21%との付き合い方。

失敗に失敗を重ね。
さらに失敗する。
もうダメなんじゃないかと違う事まで心配し始めて。
頭が『やばい』信号を出し始めている

そうだこれは、パネトーネを作るリエビトのお話である。

パネトーネをルヴァンデューから作ろうと猛烈なアタックで試作しているムラタだが、ついにこのちっぽけな脳みそが持っている情報量だけではどうにもならないところまで来た感が否めない。

っでだ。

リエビトを種継するときに行う、水漬と言う作業。
それに、水の中で発酵させるという独特の製法、
浮いてきた時に、乾いた表面を削ぎ落として内側を使うと言う作業。
それと、ビニールに包んで、布で巻いて、ロープで縛り上げるというちょっとエロティックな保存方法。

もうここまで発想力が異常なレベルだと、自分の人格まで疑ってしまうレベルだ。

でももう後には引けない。
もう頭が『やばい』信号を出し始めているのだから。

それで話をもどすと、
なぜこんな特殊な種継方法が一般的かという事を理解してみようと思う。

そもそも水の中と外では何が大きく違うのか。

ムラタが水の中に入って出来る事。
目は痛いけど開ける事ができる。
肺を膨らますとちょっと浮く事ができる。
逆さまになると鼻に水が入って脳みそがキーンってなる。

できない事。
呼吸できない。

呼吸できない。
そうか。
『酸素』か。

空気中にあって水中に無いもので発酵に大きく関わってくるもの。
酸素や。
空気中には21パーセントの酸素が存在するんや!

っでだ。

有酸素と、無酸素での発酵、燃焼を調べてみる。

ざっくりと勉強した範囲だと。
生き物が生きる為に、増殖、繁栄するために、行うこと。
それは、エネルギーを作り出してそれを活力源にすること。

ブドウ糖→ピルビン酸

このピルビン酸を

①アルコール発酵(無酸素)→エタノールと二酸化炭素

⓶乳酸発酵(無酸素)→乳酸

③クエン酸回路『TCA回路』(有酸素)→二酸化炭素、水

①⓶③のシステムを使って、分解したり、燃焼させたりする。
そうすると副産物として、ピルビン酸が何か違うものに変わると言うこと。

菌が生きる為に増殖、繁栄するために必要なこと。
食料と空気と排泄。

なんや。
ムラタと一緒か。
っと気づいた時。

凄い事に気づいてしまった。

空気中の有酸素燃焼と
水中の無酸素発酵。

これや。
きっと答えはこれや!
ムラタが失敗し続けて、
もう元の人格に戻すのには数ヶ月要するくらいに変貌してしまったのは
これや。

なんで、ムラタのパネトーネは発酵力(ガスを吐く力)が弱くて
生地を溶かす力の方が強くて、パネトーネが膨らむより先に、溶ける方が先立ってしまって、持ち上がらないのかがわかってしまった。

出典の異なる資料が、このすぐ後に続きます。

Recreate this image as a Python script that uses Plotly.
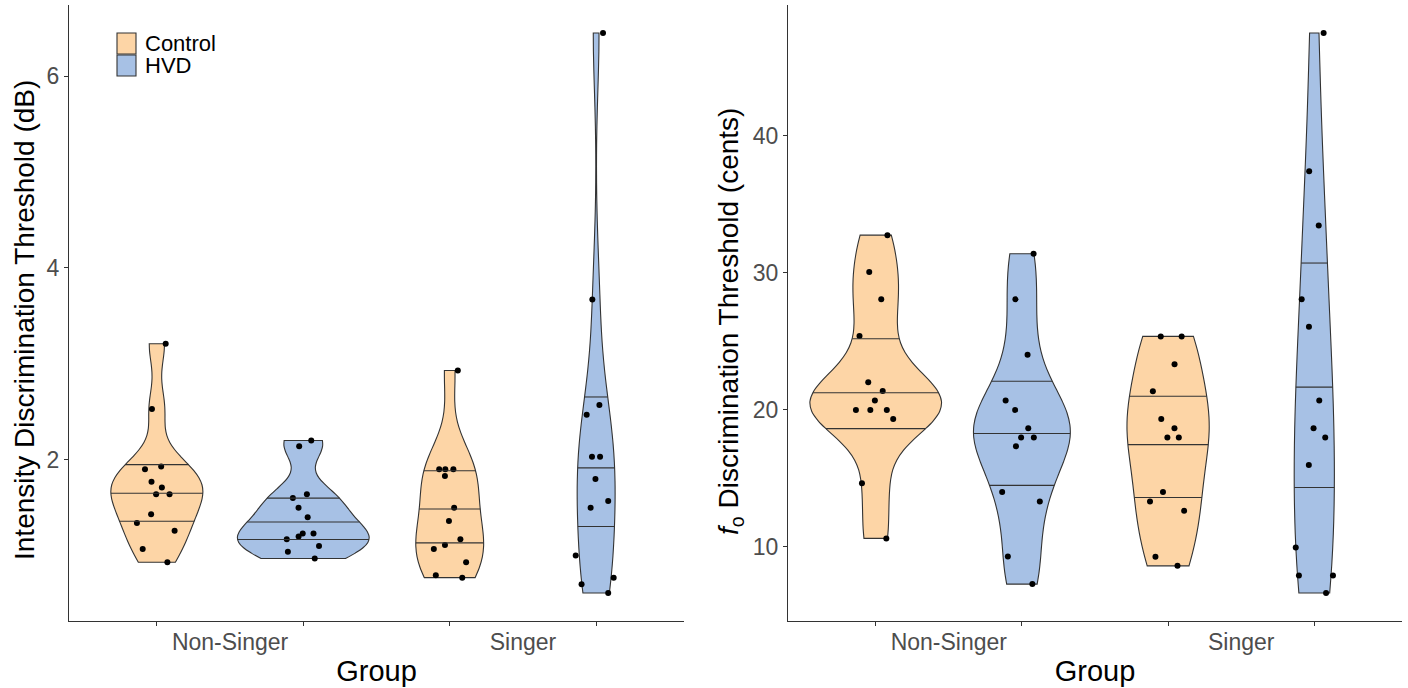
import numpy as np
import plotly.graph_objects as go

groups = ["Non-Singer", "Singer"]
conditions = ["Control", "HVD"]

# Intensity discrimination threshold (dB)
ctrl_ns_int = [3.21, 2.53, 1.93, 1.90, 1.77, 1.71, 1.64, 1.64, 1.43, 1.34, 1.26, 1.07, 0.93]
hvd_ns_int = [2.20, 2.14, 1.64, 1.60, 1.50, 1.40, 1.23, 1.23, 1.20, 1.17, 1.10, 1.04, 0.97]
ctrl_s_int = [2.93, 1.90, 1.90, 1.90, 1.83, 1.50, 1.36, 1.17, 1.11, 1.07, 0.93, 0.795, 0.77]
hvd_s_int = [6.45, 3.67, 2.57, 2.47, 2.03, 2.03, 1.80, 1.57, 1.50, 1.00, 0.77, 0.70, 0.61]

# fo discrimination threshold (cents)
ctrl_ns_f0 = [32.73, 30.04, 28.05, 25.38, 22.0, 21.37, 20.67, 19.99, 19.99, 19.99, 19.33, 14.65, 10.62]
hvd_ns_f0 = [31.38, 28.05, 24.02, 20.67, 19.99, 18.65, 17.97, 17.97, 17.34, 14.01, 13.31, 9.31, 7.29]
ctrl_s_f0 = [25.35, 25.35, 23.31, 21.35, 19.33, 18.65, 17.97, 17.97, 14.01, 13.31, 12.63, 9.28, 8.62]
hvd_s_f0 = [47.47, 37.39, 33.44, 28.05, 26.06, 20.67, 18.65, 17.97, 15.98, 9.96, 7.92, 7.92, 6.64]

y_titles = ["Intensity Discrimination Threshold (dB)",
            "<i>f</i><sub>o</sub> Discrimination Threshold (cents)"]
y_ticks = [[2, 4, 6], [10, 20, 30, 40]]

panels = [
    {"Non-Singer": {"Control": ctrl_ns_int, "HVD": hvd_ns_int},
     "Singer": {"Control": ctrl_s_int, "HVD": hvd_s_int}},
    {"Non-Singer": {"Control": ctrl_ns_f0, "HVD": hvd_ns_f0},
     "Singer": {"Control": ctrl_s_f0, "HVD": hvd_s_f0}},
]

fills = {"Control": "#FDD5A6", "HVD": "#A7C1E5"}
edge = "#333333"
dodge = {"Control": -0.25, "HVD": 0.25}
vwidth = 0.45
quants = [0.25, 0.5, 0.75]


def nrd0(x):
    x = np.asarray(x, float)
    sd = np.std(x, ddof=1)
    q75, q25 = np.percentile(x, [75, 25])
    lo = min(sd, (q75 - q25) / 1.34)
    if lo <= 0:
        lo = sd if sd > 0 else 1.0
    return 0.9 * lo * len(x) ** -0.2


def kde(x, bw, grid):
    x = np.asarray(x, float)
    z = (grid[:, None] - x[None, :]) / bw
    return np.exp(-0.5 * z ** 2).sum(1) / (len(x) * bw * np.sqrt(2 * np.pi))


fig = go.Figure()
font = "Liberation Sans, Arial, sans-serif"
clear = "rgba(0,0,0,0)"

for p, panel in enumerate(panels):
    xa = "x" if p == 0 else "x2"
    ya = "y" if p == 0 else "y2"
    dens_info = {}
    pmax = 0
    for gi, g in enumerate(groups):
        for c in conditions:
            v = np.asarray(panel[g][c], float)
            bw = nrd0(v)
            grid = np.linspace(v.min(), v.max(), 512)
            d = kde(v, bw, grid)
            dens_info[(g, c)] = (bw, grid, d)
            pmax = max(pmax, d.max())
    for gi, g in enumerate(groups):
        for c in conditions:
            v = panel[g][c]
            pos = gi + 1 + dodge[c]
            bw, grid, d = dens_info[(g, c)]
            # area scaling (ggplot default): width relative to the panel's densest violin
            own_w = vwidth * d.max() / pmax
            fig.add_trace(go.Violin(
                x=[pos] * len(v), y=v, name=c, legendgroup=c, showlegend=False,
                fillcolor=fills[c], opacity=1,
                line=dict(color=edge, width=1.1),
                width=own_w, spanmode="hard", bandwidth=bw,
                scalemode="width", scalegroup="%s-%d-%s" % (c, p, g),
                points=False, box_visible=False, meanline_visible=False,
                hoverinfo="skip", xaxis=xa, yaxis=ya))
            # jittered points (box trace drawn above violins, box itself invisible)
            fig.add_trace(go.Box(
                x=[pos] * len(v), y=v, name=c, showlegend=False,
                width=0.3, boxpoints="all", jitter=0.55, pointpos=0,
                fillcolor=clear, line=dict(color=clear, width=0),
                marker=dict(color="black", size=6, line=dict(width=0)),
                xaxis=xa, yaxis=ya))
            cdf = np.cumsum(d) / d.sum()
            qx, qy = [], []
            for q in quants:
                yq = np.interp(q, cdf, grid)
                hw = np.interp(yq, grid, d) / pmax * vwidth / 2
                qx += [pos - hw, pos + hw, None]
                qy += [yq, yq, None]
            fig.add_trace(go.Scatter(
                x=qx, y=qy, mode="lines", line=dict(color=edge, width=1.1),
                showlegend=False, hoverinfo="skip", xaxis=xa, yaxis=ya))

x_domains = [[69 / 1408, 684 / 1408], [788 / 1408, 1402 / 1408]]
y_domain = [1 - 621 / 688, 1 - 5 / 688]

# manual legend (ggplot-style square keys)
shapes, annotations = [], []
key_x0, key_x1 = 117 / 1408, 136 / 1408
for i, c in enumerate(conditions):
    top = 33 + 22 * i
    shapes.append(dict(type="rect", xref="paper", yref="paper",
                       x0=key_x0, x1=key_x1, y0=1 - (top + 21) / 688, y1=1 - top / 688,
                       fillcolor=fills[c], line=dict(color=edge, width=1.1)))
    annotations.append(dict(text=c, xref="paper", yref="paper",
                            x=143 / 1408, y=1 - (top + 10.5) / 688,
                            xanchor="left", yanchor="middle", showarrow=False,
                            font=dict(size=22, color="black", family=font)))

# y-axis titles
title_pos = [(25, 320), (731, 322)]
for p in range(2):
    annotations.append(dict(text=y_titles[p], xref="paper", yref="paper",
                            x=title_pos[p][0] / 1408, y=1 - title_pos[p][1] / 688,
                            xanchor="center", yanchor="middle", textangle=-90,
                            showarrow=False,
                            font=dict(size=28, color="black", family=font)))

layout = dict(
    width=1408, height=688,
    margin=dict(l=0, r=0, t=0, b=0),
    paper_bgcolor="white", plot_bgcolor="white",
    violinmode="overlay", boxmode="overlay", showlegend=False,
    font=dict(family=font, color="#4D4D4D"),
    shapes=shapes, annotations=annotations,
)

for p in range(2):
    allv = np.concatenate([np.asarray(panels[p][g][c], float)
                           for g in groups for c in conditions])
    lo, hi = allv.min(), allv.max()
    pad = 0.05 * (hi - lo)
    xkey = "xaxis" if p == 0 else "xaxis2"
    ykey = "yaxis" if p == 0 else "yaxis2"
    layout[xkey] = dict(
        domain=x_domains[p], anchor="y" if p == 0 else "y2",
        type="linear", range=[0.45, 2.55],
        tickmode="array", tickvals=[1, 2], ticktext=groups, ticks="",
        minor=dict(tickmode="array",
                   tickvals=[gi + 1 + dodge[c] for gi in range(2) for c in conditions],
                   ticks="outside", ticklen=4, tickcolor="#333333", tickwidth=1),
        showline=True, linecolor="#333333", linewidth=1.2,
        showgrid=False, zeroline=False,
        tickfont=dict(size=23, color="#4D4D4D", family=font),
        title=dict(text="Group", font=dict(size=29, color="black", family=font), standoff=6),
    )
    layout[ykey] = dict(
        domain=y_domain, anchor="x" if p == 0 else "x2",
        range=[lo - pad, hi + pad],
        tickmode="array", tickvals=y_ticks[p],
        ticks="outside", ticklen=4, tickcolor="#333333", tickwidth=1,
        showline=True, linecolor="#333333", linewidth=1.2,
        showgrid=False, zeroline=False,
        tickfont=dict(size=23, color="#4D4D4D", family=font),
    )

fig.update_layout(**layout)
fig.write_html("out.html")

ガスを吐かせたいのであれば、アルコール発酵を優勢にしてあげる必要がある。
だから、無酸素状態で発酵させてあげて、二酸化炭素とエタノールを出すようにする。

尚且つ、酸によって解けないようにするために、クエン酸回路の有酸素燃焼を抑える必要があるので、無酸素状態で種継をする。

なんでビニールに包んで(酸素に触れないように)布に包んで、ロープで縛り上げるのか。
これはエロティックでもなんでもなくて、必要以上に酸素との触れ合いをなくす為だったんだ!

なんで表面を削ぎ落とすのかというと、酸素に触れながらクエン酸回路で燃焼してしまって、いろんな有機酸を発生させた、生地を溶かす『酸』を取り除いていたんだ。

全部意味があったんや!

ムラタがフランスで学んだルヴァンの種継はどちらかというと、
『酸』を作るタイプで、

無酸素発酵の乳酸と有酸素燃焼のクエン酸回路による
クエン酸→イソクエン酸→オキサロコハク酸→コハク酸→フマル酸→リンゴ酸→オキサロ酢酸

この有機酸を風味と捉えて、いかに旨味を感じるパンを作るかという方に偏ったルヴァン

リエビトは、無酸素発酵で発酵力(二酸化炭素とエタノール)に重きを置いて、生地を溶かす酸を控えた種の継ぎ方なんだと。

文化の違いを感じてしまった。

もう体の細胞の隅々まで血が行き届いているくらいに今ソワソワしてる。

少しだけ成長できただろうか。

また、失敗が続くかもしれないけど、頑張ろうと思うのであります。

長文、乱文、ご精読ありがとうございました。